Instruction: In the data below, locate the line containing "Convert this chart to Plotly code." and the line containing "2.1, -2.6, -8.4]", then retype both and everything between them exactly. Pictures are not part of the copy.
★ ★ ★ ★ ★
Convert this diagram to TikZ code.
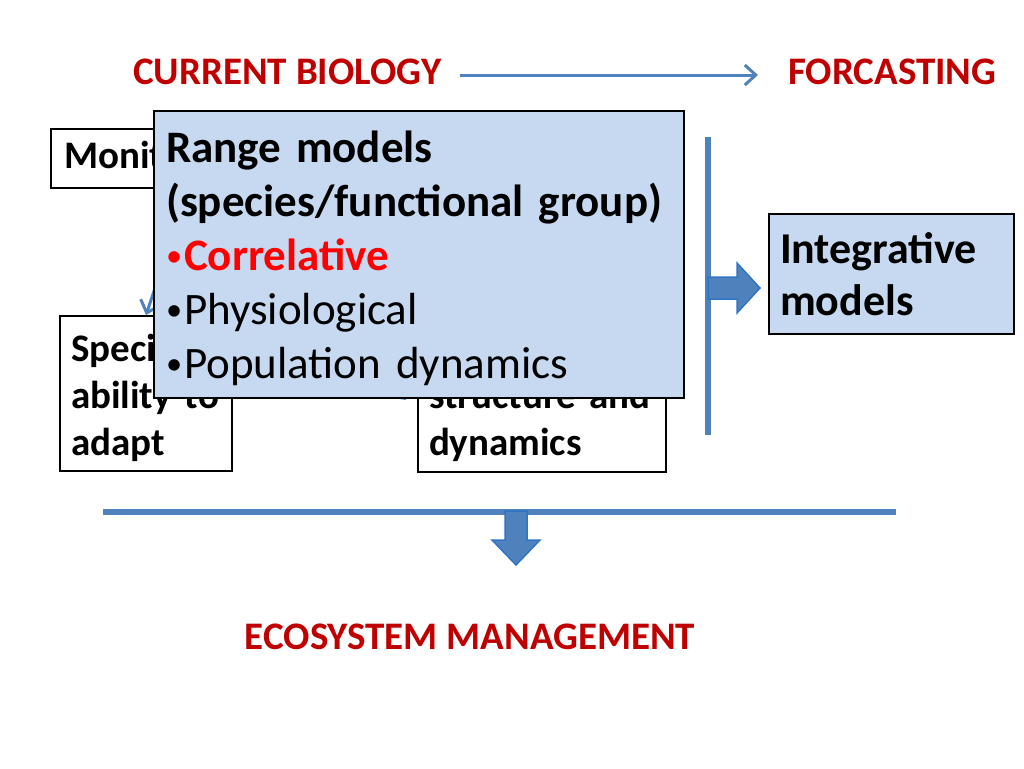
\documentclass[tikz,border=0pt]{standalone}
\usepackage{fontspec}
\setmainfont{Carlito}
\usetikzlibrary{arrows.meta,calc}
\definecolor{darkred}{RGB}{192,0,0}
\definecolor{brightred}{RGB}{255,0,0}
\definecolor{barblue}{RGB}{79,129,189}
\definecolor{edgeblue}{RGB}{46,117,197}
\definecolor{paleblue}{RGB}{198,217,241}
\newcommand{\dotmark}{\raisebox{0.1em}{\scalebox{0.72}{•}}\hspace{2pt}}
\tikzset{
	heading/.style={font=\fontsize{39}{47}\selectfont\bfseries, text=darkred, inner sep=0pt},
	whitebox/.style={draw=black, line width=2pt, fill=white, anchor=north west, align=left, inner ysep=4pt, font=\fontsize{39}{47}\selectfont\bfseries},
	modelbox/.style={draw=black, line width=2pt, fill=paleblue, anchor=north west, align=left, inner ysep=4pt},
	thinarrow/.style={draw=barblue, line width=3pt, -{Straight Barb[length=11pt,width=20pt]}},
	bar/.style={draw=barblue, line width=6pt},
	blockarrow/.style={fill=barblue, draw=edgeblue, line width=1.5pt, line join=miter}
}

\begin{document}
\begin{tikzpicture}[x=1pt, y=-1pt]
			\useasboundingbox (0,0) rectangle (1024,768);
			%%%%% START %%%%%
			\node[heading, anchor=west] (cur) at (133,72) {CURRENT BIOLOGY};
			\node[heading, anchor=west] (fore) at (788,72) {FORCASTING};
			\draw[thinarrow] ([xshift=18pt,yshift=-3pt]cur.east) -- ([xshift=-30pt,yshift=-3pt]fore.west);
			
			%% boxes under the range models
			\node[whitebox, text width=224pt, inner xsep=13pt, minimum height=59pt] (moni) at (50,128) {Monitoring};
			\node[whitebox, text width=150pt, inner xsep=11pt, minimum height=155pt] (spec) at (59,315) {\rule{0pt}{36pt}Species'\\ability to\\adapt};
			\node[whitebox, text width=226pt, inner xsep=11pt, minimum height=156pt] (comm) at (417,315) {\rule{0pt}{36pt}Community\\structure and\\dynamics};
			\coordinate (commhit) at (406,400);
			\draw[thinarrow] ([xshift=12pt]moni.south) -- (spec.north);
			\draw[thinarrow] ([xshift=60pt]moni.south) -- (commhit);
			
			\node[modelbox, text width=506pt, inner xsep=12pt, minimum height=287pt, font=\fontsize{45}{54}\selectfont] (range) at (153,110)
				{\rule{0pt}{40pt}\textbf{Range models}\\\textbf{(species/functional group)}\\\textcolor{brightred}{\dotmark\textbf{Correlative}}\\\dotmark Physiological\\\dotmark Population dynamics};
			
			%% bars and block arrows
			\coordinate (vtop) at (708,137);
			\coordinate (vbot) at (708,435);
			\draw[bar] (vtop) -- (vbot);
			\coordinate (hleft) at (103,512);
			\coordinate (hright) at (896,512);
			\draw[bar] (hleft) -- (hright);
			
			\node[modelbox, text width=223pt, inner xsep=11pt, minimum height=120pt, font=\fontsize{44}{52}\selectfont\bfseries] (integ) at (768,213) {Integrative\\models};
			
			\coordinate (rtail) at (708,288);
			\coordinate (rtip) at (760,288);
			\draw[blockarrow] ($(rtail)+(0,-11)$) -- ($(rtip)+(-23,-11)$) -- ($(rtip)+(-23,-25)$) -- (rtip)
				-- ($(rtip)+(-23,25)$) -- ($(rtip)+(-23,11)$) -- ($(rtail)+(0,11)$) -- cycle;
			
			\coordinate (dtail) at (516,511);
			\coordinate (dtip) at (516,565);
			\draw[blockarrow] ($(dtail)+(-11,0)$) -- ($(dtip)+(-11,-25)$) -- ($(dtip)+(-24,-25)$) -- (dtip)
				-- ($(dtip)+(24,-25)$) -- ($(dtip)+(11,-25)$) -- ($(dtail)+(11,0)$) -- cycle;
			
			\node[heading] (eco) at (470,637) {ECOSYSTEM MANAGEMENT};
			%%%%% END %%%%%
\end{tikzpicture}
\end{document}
★ ★ ★ ★ ★
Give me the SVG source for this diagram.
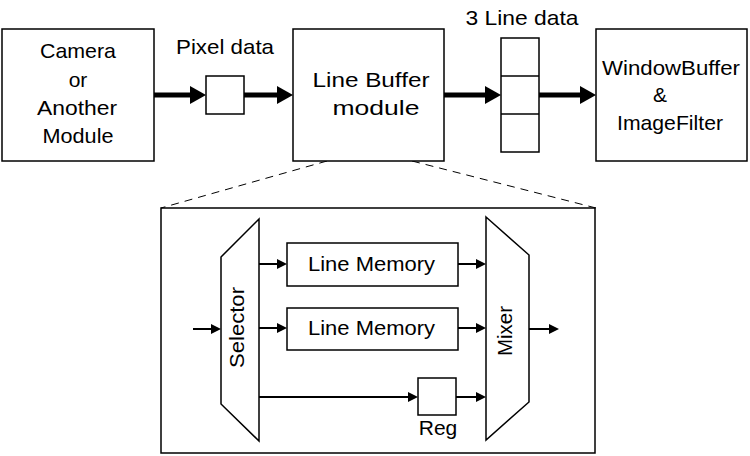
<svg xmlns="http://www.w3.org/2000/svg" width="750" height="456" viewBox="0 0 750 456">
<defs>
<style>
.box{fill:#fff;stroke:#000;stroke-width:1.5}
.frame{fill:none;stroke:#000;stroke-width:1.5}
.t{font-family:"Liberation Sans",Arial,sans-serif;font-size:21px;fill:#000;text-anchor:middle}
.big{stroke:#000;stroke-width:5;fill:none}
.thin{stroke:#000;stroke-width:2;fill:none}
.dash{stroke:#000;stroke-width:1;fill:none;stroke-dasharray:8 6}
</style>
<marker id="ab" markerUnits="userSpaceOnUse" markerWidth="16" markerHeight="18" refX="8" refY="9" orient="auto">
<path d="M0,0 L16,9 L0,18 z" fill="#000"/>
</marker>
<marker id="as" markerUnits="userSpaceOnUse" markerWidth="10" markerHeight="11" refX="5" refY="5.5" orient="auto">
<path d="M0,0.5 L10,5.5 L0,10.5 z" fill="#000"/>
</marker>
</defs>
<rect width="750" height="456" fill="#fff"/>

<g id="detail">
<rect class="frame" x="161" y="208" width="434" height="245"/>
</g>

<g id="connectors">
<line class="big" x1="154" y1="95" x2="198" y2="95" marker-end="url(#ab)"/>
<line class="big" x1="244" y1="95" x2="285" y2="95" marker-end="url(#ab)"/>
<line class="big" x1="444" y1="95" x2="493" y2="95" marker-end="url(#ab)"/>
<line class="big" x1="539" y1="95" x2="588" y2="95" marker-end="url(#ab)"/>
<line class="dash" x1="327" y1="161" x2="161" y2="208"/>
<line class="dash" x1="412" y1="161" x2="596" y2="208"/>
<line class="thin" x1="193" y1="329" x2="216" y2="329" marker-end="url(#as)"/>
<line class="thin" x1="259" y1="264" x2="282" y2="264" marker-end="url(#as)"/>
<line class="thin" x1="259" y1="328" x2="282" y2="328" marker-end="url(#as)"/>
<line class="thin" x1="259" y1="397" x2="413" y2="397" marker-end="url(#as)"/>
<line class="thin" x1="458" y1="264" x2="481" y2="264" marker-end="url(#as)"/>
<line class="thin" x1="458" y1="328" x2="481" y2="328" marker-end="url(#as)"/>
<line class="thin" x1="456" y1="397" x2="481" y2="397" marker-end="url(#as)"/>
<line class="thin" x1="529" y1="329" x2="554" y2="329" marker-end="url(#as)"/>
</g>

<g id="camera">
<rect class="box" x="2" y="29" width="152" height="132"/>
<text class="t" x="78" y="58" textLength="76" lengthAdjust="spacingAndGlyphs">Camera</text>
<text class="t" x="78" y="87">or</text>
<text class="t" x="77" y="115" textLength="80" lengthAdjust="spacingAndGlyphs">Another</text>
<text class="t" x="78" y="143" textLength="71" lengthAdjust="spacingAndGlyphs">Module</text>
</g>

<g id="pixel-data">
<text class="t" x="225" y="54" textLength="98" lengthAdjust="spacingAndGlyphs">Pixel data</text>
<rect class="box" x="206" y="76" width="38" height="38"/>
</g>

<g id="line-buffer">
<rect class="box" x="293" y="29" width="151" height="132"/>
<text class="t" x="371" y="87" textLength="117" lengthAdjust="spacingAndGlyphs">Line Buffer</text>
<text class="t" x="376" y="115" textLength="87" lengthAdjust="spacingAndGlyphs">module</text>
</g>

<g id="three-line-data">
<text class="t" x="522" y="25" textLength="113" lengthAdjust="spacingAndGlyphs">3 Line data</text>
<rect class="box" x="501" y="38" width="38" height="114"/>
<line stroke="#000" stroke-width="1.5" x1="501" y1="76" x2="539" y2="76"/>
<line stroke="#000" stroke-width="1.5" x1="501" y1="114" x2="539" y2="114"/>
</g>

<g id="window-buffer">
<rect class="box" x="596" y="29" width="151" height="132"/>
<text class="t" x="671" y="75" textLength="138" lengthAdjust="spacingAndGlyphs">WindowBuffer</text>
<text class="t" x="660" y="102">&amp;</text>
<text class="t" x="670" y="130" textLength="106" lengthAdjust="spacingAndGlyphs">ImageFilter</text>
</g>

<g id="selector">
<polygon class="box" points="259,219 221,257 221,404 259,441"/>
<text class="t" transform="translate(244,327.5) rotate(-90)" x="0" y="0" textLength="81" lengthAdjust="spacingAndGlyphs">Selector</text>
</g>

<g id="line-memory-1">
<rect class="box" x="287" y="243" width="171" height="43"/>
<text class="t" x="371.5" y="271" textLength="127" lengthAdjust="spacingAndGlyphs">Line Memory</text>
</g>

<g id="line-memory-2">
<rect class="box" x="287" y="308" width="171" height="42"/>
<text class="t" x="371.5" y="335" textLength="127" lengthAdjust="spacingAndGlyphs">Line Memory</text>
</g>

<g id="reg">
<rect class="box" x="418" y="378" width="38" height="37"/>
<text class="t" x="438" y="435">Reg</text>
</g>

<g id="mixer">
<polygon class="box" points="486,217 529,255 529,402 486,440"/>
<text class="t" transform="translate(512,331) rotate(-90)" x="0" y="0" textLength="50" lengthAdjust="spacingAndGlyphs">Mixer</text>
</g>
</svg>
★ ★ ★ ★ ★
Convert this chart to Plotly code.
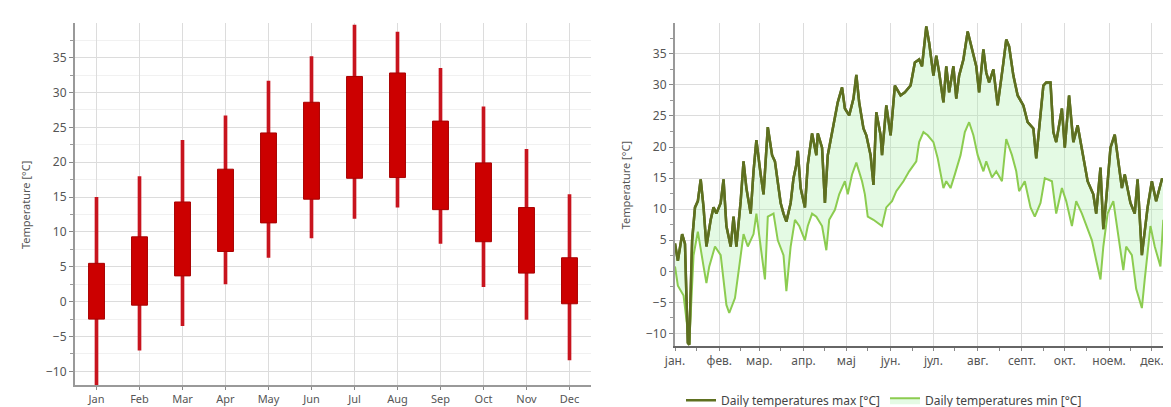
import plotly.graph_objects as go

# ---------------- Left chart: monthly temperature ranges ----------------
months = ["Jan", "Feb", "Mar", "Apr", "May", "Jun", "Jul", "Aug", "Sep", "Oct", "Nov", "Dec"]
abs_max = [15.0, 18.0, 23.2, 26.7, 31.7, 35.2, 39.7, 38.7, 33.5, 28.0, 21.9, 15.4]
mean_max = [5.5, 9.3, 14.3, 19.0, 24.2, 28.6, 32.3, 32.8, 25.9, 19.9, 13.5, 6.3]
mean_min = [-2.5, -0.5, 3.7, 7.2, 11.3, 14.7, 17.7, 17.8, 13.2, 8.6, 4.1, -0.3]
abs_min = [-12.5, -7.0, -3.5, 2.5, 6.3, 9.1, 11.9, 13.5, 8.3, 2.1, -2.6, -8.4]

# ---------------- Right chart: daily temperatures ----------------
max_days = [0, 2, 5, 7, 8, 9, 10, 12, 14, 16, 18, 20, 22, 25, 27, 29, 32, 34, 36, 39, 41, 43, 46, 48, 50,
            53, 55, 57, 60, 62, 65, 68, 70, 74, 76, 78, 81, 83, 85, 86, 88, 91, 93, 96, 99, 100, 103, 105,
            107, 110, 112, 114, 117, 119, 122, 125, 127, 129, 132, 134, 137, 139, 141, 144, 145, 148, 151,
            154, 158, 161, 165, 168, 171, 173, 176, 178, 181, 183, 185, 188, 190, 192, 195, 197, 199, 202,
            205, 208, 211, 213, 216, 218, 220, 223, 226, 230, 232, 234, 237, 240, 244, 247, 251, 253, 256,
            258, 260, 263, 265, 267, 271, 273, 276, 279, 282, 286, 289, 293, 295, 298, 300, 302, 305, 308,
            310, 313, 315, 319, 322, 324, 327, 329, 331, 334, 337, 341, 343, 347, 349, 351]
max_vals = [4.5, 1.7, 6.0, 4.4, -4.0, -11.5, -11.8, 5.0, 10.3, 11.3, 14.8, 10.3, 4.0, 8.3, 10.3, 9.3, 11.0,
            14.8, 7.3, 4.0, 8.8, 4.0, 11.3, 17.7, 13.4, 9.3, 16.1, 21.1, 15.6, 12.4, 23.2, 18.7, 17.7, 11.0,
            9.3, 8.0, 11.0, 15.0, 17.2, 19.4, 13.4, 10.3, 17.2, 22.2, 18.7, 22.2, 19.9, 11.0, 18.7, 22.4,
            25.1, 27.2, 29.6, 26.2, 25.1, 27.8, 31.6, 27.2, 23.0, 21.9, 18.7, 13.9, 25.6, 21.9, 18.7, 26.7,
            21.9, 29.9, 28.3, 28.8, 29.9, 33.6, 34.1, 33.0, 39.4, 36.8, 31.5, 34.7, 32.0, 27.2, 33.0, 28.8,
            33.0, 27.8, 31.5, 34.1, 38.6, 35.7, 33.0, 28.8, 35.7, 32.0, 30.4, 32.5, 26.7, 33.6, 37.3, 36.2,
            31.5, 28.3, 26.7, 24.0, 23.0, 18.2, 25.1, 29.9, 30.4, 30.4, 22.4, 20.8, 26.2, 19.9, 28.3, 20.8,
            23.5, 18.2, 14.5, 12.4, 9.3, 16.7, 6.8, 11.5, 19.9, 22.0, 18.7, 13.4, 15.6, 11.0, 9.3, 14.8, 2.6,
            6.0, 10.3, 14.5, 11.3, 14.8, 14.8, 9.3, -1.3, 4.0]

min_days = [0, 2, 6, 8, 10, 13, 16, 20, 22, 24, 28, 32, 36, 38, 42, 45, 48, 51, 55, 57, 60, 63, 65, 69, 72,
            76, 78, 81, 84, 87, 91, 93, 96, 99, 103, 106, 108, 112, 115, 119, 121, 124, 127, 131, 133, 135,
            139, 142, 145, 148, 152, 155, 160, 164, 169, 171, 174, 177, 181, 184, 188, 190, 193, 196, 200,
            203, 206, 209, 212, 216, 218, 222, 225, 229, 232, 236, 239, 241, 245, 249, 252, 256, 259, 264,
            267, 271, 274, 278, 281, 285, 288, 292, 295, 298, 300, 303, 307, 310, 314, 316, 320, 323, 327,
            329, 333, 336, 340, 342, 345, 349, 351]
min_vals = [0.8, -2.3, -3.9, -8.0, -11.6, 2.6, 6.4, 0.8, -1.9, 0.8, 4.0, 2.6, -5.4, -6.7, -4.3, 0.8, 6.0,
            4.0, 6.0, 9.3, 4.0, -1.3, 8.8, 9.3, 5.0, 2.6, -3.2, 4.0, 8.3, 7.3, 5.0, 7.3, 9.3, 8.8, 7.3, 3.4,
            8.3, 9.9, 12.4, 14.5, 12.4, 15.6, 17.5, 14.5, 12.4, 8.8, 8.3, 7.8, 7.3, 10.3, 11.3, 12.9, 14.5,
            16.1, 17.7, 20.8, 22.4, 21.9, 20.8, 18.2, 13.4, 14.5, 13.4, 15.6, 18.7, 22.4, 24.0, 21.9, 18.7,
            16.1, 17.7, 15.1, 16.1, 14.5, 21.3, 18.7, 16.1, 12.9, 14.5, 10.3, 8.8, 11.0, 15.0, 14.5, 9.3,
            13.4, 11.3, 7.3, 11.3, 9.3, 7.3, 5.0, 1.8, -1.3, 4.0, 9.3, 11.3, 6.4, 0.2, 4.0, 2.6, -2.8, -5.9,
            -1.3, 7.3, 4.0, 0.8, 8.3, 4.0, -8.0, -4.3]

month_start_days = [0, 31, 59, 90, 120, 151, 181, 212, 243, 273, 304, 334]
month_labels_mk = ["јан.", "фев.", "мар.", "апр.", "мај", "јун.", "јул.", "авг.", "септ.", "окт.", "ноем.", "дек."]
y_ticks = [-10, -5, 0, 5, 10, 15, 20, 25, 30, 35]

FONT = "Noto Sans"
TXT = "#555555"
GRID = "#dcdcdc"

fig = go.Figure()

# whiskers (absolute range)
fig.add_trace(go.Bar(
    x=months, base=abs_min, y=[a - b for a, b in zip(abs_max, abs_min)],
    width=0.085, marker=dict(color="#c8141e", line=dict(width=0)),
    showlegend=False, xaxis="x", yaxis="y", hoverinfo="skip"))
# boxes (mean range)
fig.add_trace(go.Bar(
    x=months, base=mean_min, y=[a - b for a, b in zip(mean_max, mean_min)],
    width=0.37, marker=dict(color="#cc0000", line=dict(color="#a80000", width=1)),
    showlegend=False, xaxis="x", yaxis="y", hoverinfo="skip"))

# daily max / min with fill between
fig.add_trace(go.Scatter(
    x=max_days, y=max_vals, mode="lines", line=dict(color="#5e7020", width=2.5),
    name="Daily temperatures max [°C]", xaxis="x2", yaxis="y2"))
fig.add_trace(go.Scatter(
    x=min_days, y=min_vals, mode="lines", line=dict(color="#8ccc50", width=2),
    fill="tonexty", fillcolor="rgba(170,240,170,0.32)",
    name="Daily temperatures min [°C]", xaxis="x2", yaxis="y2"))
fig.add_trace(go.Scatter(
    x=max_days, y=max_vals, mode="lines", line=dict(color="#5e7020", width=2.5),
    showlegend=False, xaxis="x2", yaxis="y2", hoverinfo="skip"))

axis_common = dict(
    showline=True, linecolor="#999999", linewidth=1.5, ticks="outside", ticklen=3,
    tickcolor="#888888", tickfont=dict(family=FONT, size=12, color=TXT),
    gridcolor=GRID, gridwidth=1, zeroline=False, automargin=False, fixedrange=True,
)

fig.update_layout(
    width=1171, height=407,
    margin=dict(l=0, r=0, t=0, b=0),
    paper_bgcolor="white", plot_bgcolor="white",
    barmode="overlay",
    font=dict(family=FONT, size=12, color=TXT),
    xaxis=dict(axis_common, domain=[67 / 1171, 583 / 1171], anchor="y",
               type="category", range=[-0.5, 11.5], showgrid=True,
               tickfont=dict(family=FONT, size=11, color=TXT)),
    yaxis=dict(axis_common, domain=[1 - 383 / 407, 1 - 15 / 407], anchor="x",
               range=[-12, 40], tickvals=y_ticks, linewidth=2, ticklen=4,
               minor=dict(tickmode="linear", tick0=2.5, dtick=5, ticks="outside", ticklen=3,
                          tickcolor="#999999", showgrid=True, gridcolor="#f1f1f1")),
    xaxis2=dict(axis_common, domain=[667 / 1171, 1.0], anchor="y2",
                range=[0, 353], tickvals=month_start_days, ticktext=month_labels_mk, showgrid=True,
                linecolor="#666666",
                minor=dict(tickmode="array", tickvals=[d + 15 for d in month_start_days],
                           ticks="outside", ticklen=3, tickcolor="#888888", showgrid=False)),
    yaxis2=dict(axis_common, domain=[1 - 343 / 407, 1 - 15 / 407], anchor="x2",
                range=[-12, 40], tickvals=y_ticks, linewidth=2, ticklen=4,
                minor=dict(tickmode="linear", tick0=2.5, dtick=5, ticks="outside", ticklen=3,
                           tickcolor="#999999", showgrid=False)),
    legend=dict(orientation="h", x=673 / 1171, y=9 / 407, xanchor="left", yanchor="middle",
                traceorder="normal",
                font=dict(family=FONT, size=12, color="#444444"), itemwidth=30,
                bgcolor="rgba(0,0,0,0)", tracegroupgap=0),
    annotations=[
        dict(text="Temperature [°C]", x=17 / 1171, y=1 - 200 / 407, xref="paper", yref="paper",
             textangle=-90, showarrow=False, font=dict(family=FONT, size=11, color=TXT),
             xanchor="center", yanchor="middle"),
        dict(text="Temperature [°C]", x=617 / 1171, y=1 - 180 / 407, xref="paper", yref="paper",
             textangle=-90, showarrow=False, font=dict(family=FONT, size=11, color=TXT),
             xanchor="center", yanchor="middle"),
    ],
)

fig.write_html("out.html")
★ ★ ★ ★ ★
Completed exercise:
Convert this chart to Plotly code.
import plotly.graph_objects as go

# ---------------- Left chart: monthly temperature ranges ----------------
months = ["Jan", "Feb", "Mar", "Apr", "May", "Jun", "Jul", "Aug", "Sep", "Oct", "Nov", "Dec"]
abs_max = [15.0, 18.0, 23.2, 26.7, 31.7, 35.2, 39.7, 38.7, 33.5, 28.0, 21.9, 15.4]
mean_max = [5.5, 9.3, 14.3, 19.0, 24.2, 28.6, 32.3, 32.8, 25.9, 19.9, 13.5, 6.3]
mean_min = [-2.5, -0.5, 3.7, 7.2, 11.3, 14.7, 17.7, 17.8, 13.2, 8.6, 4.1, -0.3]
abs_min = [-12.5, -7.0, -3.5, 2.5, 6.3, 9.1, 11.9, 13.5, 8.3, 2.1, -2.6, -8.4]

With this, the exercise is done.